Charts and diagrams as code
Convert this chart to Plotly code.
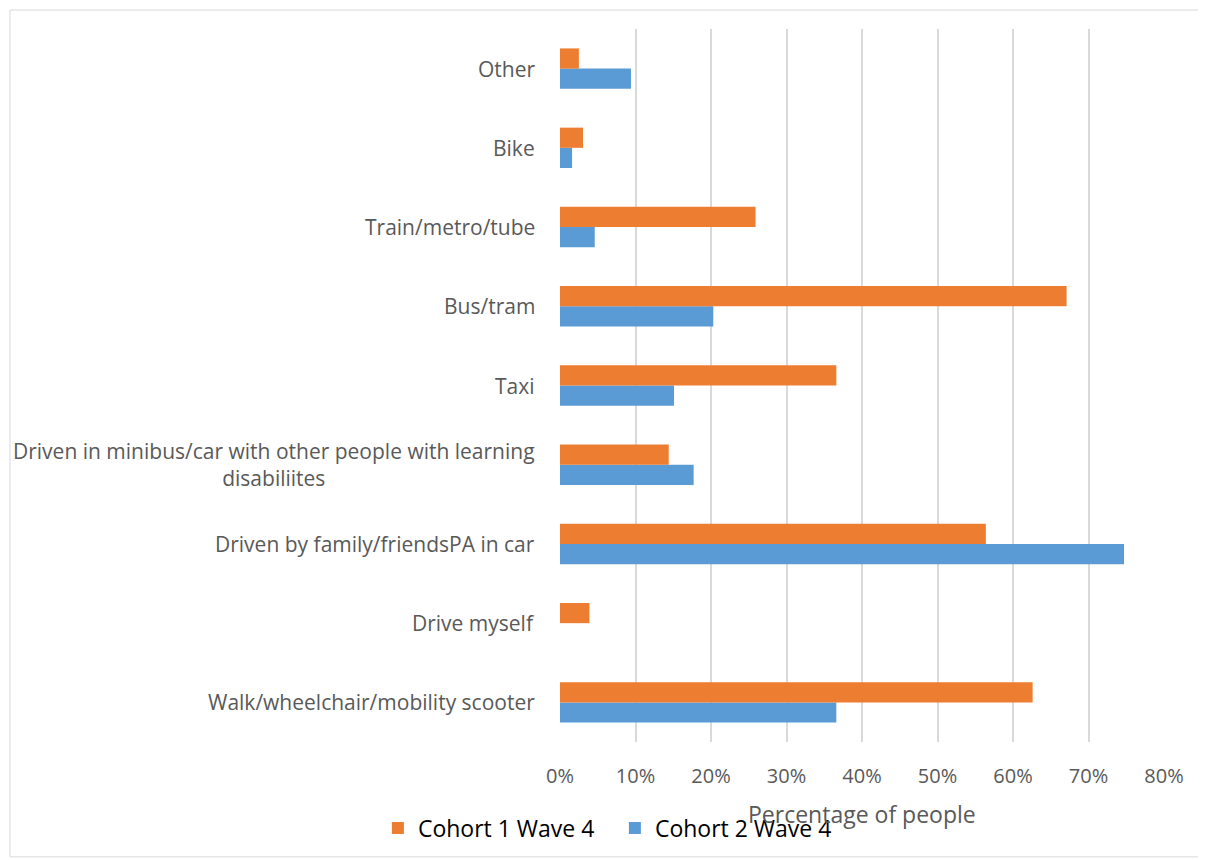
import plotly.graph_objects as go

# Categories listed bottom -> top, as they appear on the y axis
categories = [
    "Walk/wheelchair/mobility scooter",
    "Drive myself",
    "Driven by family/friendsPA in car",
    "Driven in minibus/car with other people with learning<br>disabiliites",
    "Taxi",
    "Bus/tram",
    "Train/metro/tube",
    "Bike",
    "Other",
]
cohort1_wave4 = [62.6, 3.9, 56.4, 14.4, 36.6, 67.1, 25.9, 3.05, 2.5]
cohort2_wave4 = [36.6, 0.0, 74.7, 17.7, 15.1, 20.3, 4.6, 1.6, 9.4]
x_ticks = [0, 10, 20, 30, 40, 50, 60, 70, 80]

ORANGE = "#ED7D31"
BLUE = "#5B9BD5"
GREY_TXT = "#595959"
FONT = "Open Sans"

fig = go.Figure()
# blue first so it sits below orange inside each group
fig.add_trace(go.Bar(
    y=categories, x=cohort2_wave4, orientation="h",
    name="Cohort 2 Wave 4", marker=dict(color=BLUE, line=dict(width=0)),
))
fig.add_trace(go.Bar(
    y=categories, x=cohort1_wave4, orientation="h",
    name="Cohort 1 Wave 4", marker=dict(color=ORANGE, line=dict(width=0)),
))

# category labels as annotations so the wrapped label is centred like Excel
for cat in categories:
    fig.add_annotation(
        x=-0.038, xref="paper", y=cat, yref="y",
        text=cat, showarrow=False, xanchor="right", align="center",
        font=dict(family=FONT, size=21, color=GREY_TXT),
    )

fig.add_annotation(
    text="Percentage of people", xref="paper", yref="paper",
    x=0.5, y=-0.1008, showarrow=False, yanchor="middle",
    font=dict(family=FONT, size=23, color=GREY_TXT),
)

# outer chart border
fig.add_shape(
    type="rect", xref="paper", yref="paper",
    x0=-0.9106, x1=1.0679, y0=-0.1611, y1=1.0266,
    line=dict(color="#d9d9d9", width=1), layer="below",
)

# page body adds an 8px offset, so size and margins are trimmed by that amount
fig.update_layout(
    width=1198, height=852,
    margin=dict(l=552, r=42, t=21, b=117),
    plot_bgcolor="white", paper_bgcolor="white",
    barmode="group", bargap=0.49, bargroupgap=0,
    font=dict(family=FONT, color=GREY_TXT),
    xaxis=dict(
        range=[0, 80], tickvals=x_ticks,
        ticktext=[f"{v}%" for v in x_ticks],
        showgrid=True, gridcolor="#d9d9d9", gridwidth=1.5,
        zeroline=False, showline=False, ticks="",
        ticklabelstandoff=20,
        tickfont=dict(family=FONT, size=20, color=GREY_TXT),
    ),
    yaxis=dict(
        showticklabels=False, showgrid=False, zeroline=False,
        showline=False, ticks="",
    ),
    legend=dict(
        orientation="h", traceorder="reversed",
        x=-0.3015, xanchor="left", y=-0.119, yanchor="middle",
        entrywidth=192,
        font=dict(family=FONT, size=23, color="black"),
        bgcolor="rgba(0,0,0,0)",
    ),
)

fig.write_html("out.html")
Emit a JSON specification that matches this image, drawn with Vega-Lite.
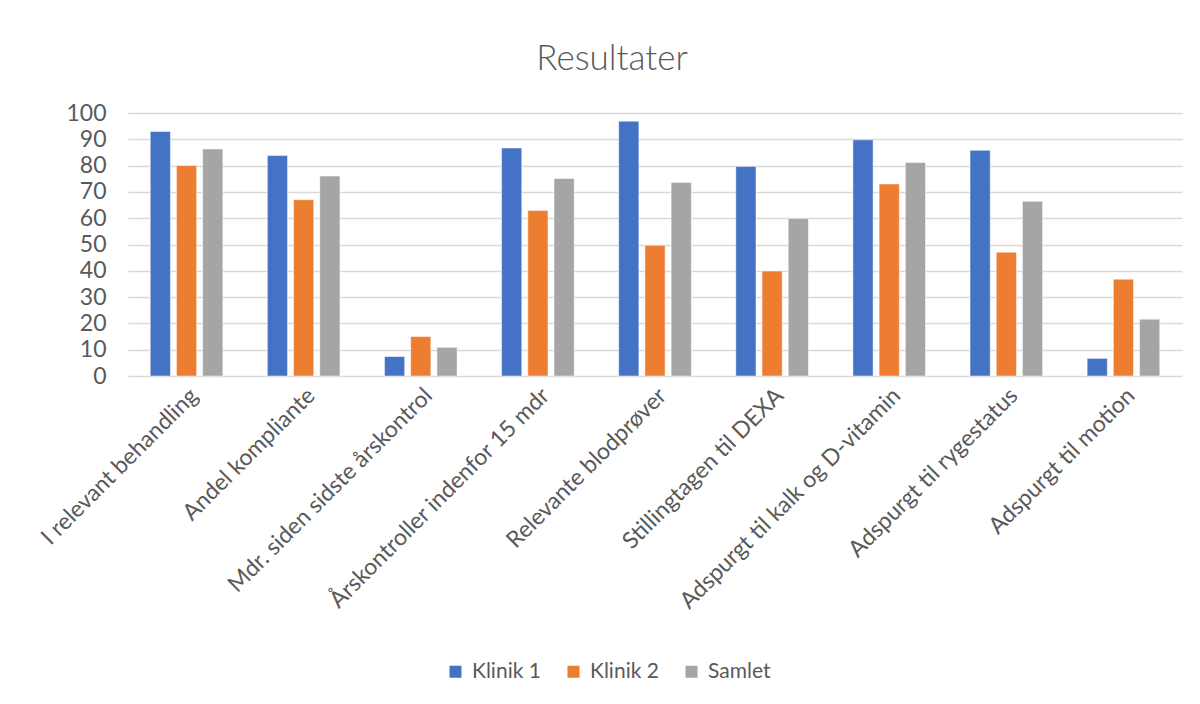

**AIM:**
Each line from the top of the material through the line containing "x_ticks = [0, 10, 20, 30, 40, 50, 60, 70, 80]" should be reproduced exactly; please drop any images.

**TASK RESPONSE:**
Convert this chart to Plotly code.
import plotly.graph_objects as go

# Categories listed bottom -> top, as they appear on the y axis
categories = [
    "Walk/wheelchair/mobility scooter",
    "Drive myself",
    "Driven by family/friendsPA in car",
    "Driven in minibus/car with other people with learning<br>disabiliites",
    "Taxi",
    "Bus/tram",
    "Train/metro/tube",
    "Bike",
    "Other",
]
cohort1_wave4 = [62.6, 3.9, 56.4, 14.4, 36.6, 67.1, 25.9, 3.05, 2.5]
cohort2_wave4 = [36.6, 0.0, 74.7, 17.7, 15.1, 20.3, 4.6, 1.6, 9.4]
x_ticks = [0, 10, 20, 30, 40, 50, 60, 70, 80]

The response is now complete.